Nitrogen, by contrast, lacks accessible d orbitals at an appropriate energy level to expand its octet, thus it's restricted to forming three covalent bonds, as seen in nitrogen trichloride (NCl₃). Phosphorus's ability to create more bonding interactions can be attributed to its position in the periodic table and the presence of extra orbitals available for bonding compared to nitrogen.

These observations outline the importance of atomic structure and electron configuration in determining an element's bonding capabilities and how those features affect the formation of different compounds.

Acid-Base Reactions

When studying acid-base reactions, the specific molecular structure of a molecule determines its behavior. H₃PO₂'s monoprotic nature is a great example. Being monoprotic indicates that H₃PO₂ can donate a single proton (H⁺) in a reaction with a base.

The molecular structure of H₃PO₂ has a crucial O-H bond with substantial polarity due to oxygen's electronegativity. This bond's polarity renders the hydrogen atom significantly more acquirable for donation as compared to hydrogen atoms attached to the less electronegative phosphorus atom.

This reflects a broader principle: the strength and number of acidic hydrogens in a molecule correspond to the polarity and number of hydrogen-oxygen bonds, among other factors. Hence, understanding chemical structure is pivotal in predicting acid strength and reactivity.

Molecular Structure

The crucial role of molecular structure in chemistry is clearly illustrated by comparing white and red phosphorus. White phosphorus consists of P₄ tetrahedra, creating a molecular entity with significant angle strain. This strain makes the molecules highly reactive.

On the other hand, red phosphorus exhibits a polymeric structure, lending it a network of stronger, more thermodynamically stable linkages. Angle strain is minimised and red phosphorus is less reactive.

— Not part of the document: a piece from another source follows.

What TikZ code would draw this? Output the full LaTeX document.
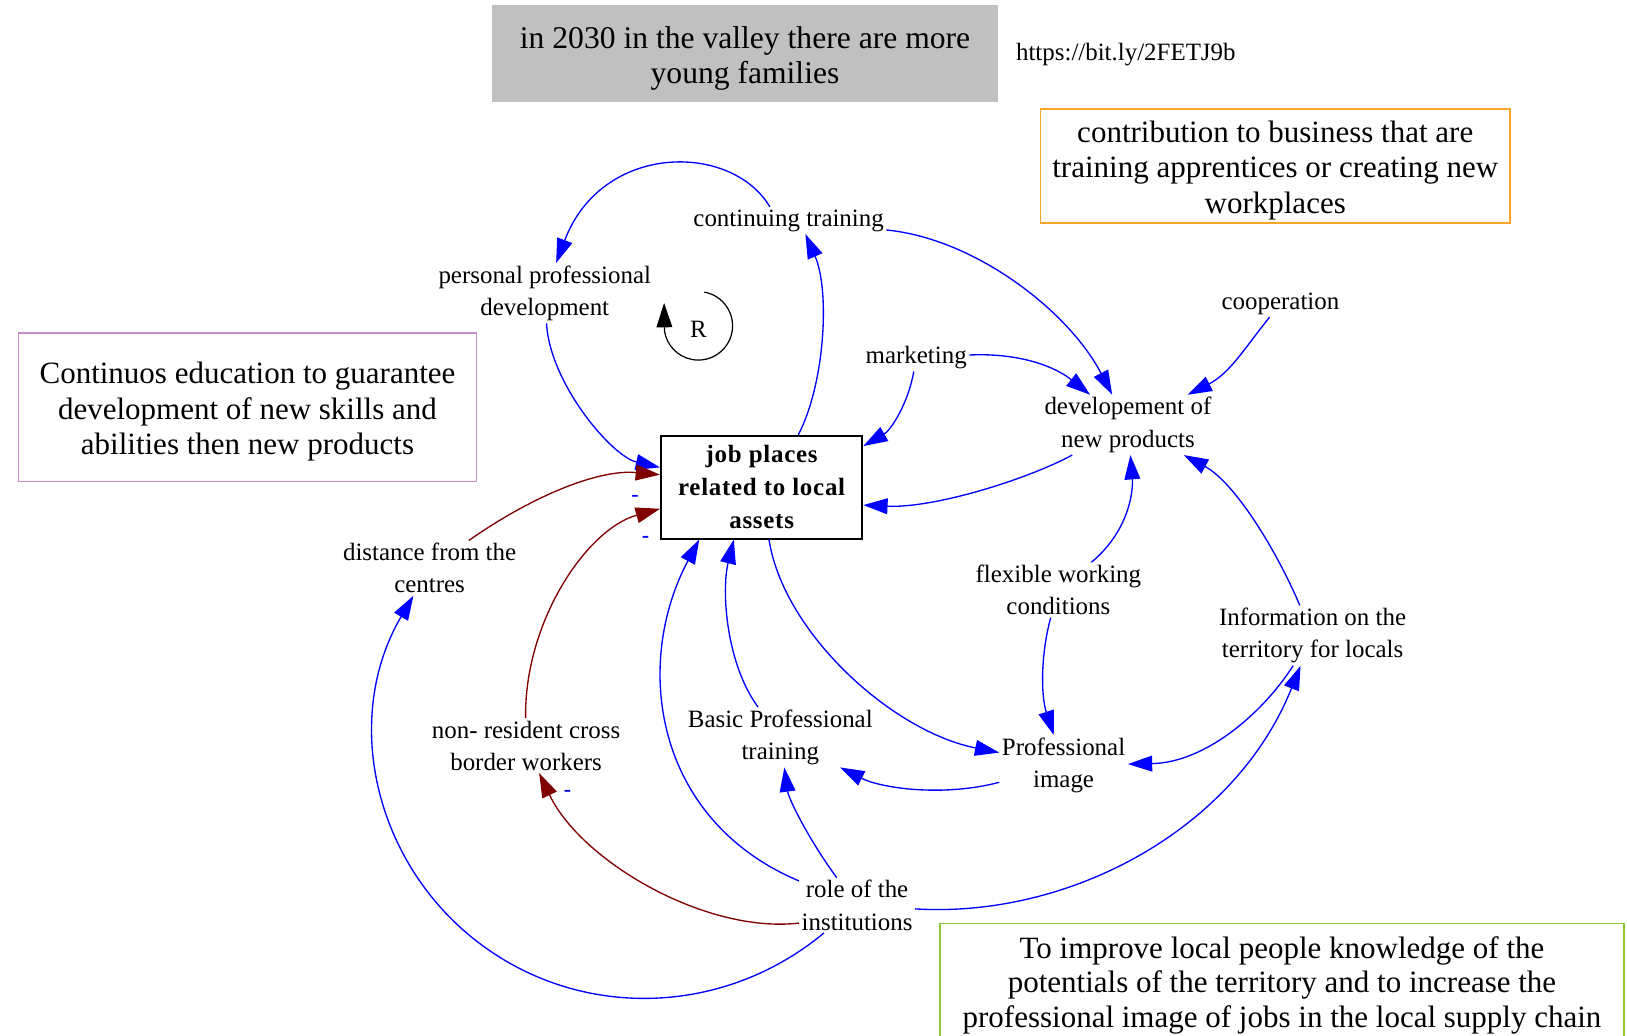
\documentclass[tikz,border=0pt]{standalone}
\usepackage{fontspec}
\setmainfont{Liberation Serif}
\newfontfamily\jobfont{Liberation Serif}[LetterSpace=3]
\usetikzlibrary{arrows.meta}
\definecolor{edgeblue}{RGB}{0,0,255}
\definecolor{edgebrown}{RGB}{128,0,0}
\definecolor{boxgray}{RGB}{192,192,192}
\definecolor{boxorange}{RGB}{250,165,40}
\definecolor{boxpurple}{RGB}{200,140,200}
\definecolor{boxgreen}{RGB}{140,200,50}
\begin{document}
\begin{tikzpicture}[x=0.03cm,y=-0.03cm,
  lbl/.style={align=center,inner sep=2pt,yshift=-0.075cm,font=\fontsize{20.5}{26.4}\selectfont},
  notebox/.style={inner sep=0pt,line width=1.2pt},
  notetext/.style={align=center,inner sep=0pt,font=\fontsize{25.5}{29.2}\selectfont},
  minus/.style={inner sep=0pt,text=edgeblue,font=\bfseries\fontsize{18}{18}\selectfont},
  blueedge/.style={draw=edgeblue,line width=1.1pt,-{Triangle[length=20pt,width=13pt]}},
  brownedge/.style={draw=edgebrown,line width=1.1pt,-{Triangle[length=20pt,width=13pt]}}
  ]
\useasboundingbox (0,0) rectangle (1568,997.5);

% note boxes
\node[notebox,fill=boxgray,minimum width=14.64cm,minimum height=2.79cm] (goal) at (718,51.5) {};
\node[notetext,font=\fontsize{26}{29}\selectfont] (goaltext) at (718,56.5) {in 2030 in the valley there are more\\young families};
\node[lbl] (url) at (1085,50) {https://bit.ly/2FETJ9b};
\node[notebox,draw=boxorange,minimum width=13.56cm,minimum height=3.3cm] (contrib) at (1229,160) {};
\node[notetext] (contribtext) at (1229,164) {contribution to business that are\\training apprentices or creating new\\workplaces};
\node[notebox,draw=boxpurple,minimum width=13.23cm,minimum height=4.29cm] (contedu) at (238.5,392.5) {};
\node[notetext] (contedutext) at (238.5,397) {Continuos education to guarantee\\development of new skills and\\abilities then new products};
\node[notebox,draw=boxgreen,minimum width=19.77cm,minimum height=3.42cm] (improve) at (1235.5,947) {};
\node[notetext,font=\fontsize{25.5}{28.6}\selectfont] (improvetext) at (1235.5,949.5) {To improve local people knowledge of the\\potentials of the territory and to increase the\\professional image of jobs in the local supply chain};

% main node
\node[draw=black,line width=1.6pt,fill=white,minimum width=5.82cm,minimum height=2.97cm,align=center,inner sep=0pt,font=\jobfont\bfseries\fontsize{20.5}{27.2}\selectfont] (job) at (734,469.5) {job places\\related to local\\assets};

% variables
\node[lbl] (ct) at (760,210) {continuing training};
\node[lbl] (ppd) at (525,280) {personal professional\\development};
\node[lbl] (R) at (673,315) {R};
\node[lbl] (mkt) at (883,342) {marketing};
\node[lbl] (coop) at (1234,290) {cooperation};
\node[lbl] (dnp) at (1087,407) {developement of\\new products};
\node[lbl] (flex) at (1020,566) {flexible working\\conditions};
\node[lbl] (info) at (1265,610) {Information on the\\territory for locals};
\node[lbl] (dist) at (414,545) {distance from the\\centres};
\node[lbl] (nonres) at (507,716) {non- resident cross\\border workers};
\node[lbl] (basic) at (752,708) {Basic Professional\\training};
\node[lbl] (pimg) at (1025,735) {Professional\\image};
\node[lbl] (role) at (826,870) {role of the\\institutions};

% polarity signs
\node[minus] (m1) at (612,480) {-};
\node[minus] (m2) at (622,520) {-};
\node[minus] (m3) at (547,765) {-};

% loop marker
\begin{scope}[shift={(673,314)},x=0.03cm,y=0.03cm]
\draw[line width=1pt,-{Triangle[length=20pt,width=13pt]}] (80:33) arc[start angle=80,end angle=-172,radius=33] -- (-33,22);
\end{scope}

% connectors
\draw[blueedge] (ct.144) .. controls (705,137) and (580,137) .. (ppd);
\draw[blueedge] (ppd) .. controls (530,370) and (590,440) .. (job.169);
\draw[blueedge] (job.55) .. controls (795,370) and (800,280) .. (ct.321);
\draw[blueedge] (ct) .. controls (940,230) and (1030,300) .. (dnp);
\draw[blueedge] (mkt) .. controls (980,340) and (1015,352) .. (dnp);
\draw[blueedge] (mkt) .. controls (875,390) and (858,415) .. (job.22);
\draw[blueedge] (coop) .. controls (1200,335) and (1185,360) .. (dnp);
\draw[blueedge] (dnp) .. controls (990,462) and (900,490) .. (job.350);
\draw[blueedge] (flex) .. controls (1090,510) and (1092,470) .. (dnp);
\draw[blueedge] (info) .. controls (1230,530) and (1190,465) .. (dnp);
\draw[blueedge] (flex) .. controls (1003,630) and (1003,670) .. (pimg);
\draw[blueedge] (info) .. controls (1215,690) and (1160,735) .. (pimg);
\draw[blueedge] (role) .. controls (1030,885) and (1190,800) .. (info);
\draw[brownedge] (dist) .. controls (510,480) and (575,452) .. (job.173);
\draw[brownedge] (nonres) .. controls (505,600) and (565,510) .. (job.192);
\draw[blueedge] (role) .. controls (630,790) and (610,640) .. (job.220);
\draw[blueedge] (basic) .. controls (700,640) and (695,570) .. (job.242);
\draw[blueedge] (role) .. controls (780,810) and (760,770) .. (basic);
\draw[brownedge] (role.197) .. controls (680,900) and (560,830) .. (nonres);
\coordinate (via) at (458.7,906.5);
\draw[blueedge] (role) .. controls (696.7,980.1) and (557.5,983.7) .. (via) .. controls (359.9,829.3) and (329.6,691.3) .. (dist);
\draw[blueedge] (job.278) .. controls (755,610) and (860,705) .. (pimg);
\draw[blueedge] (pimg) .. controls (910,768) and (850,760) .. (basic);
\end{tikzpicture}
\end{document}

Impact of Molecular Geometry

These differences are key in understanding reactivity. The tetrahedral shape of white phosphorus brings its atoms closer, increasing their energy and hence reactivity. Red phosphorus’s structure, conversely, allows for better distribution of electrons across the molecule, lowering the energy and reactivity. Therefore, the 3-dimensional arrangement of atoms within a molecule plays a crucial part in determining its chemical properties.

Reactivity of Elements

Investigating the reactivity of elements like phosphorus provides insight into how different allotropes, or forms of an element, can behave distinctly in chemical reactions. White phosphorus's high reactivity is a liability; it's highly dangerous and reacts vigorously with air. In stark contrast, red phosphorus is much more laid back, reacting slowly and predictably.

The essence of this difference is fundamental chemistry—bonding, energy levels, and molecular stability are the understated heroes that dictate how an element or compound will respond to a given environment or reactant.

Environmental Impact on Reactivity

Factors such as temperature, pressure, and the presence of other substances can influence reactivity as well. A safe and stable environment can mitigate the inherent reactivity of phosphorus allotropes, with practical applications in safety measures, storage, and transport. Recognising these nuances allows chemists to manipulate chemical reactions for desired outcomes, turning the volatile nature of some elements into controlled and useful reactions.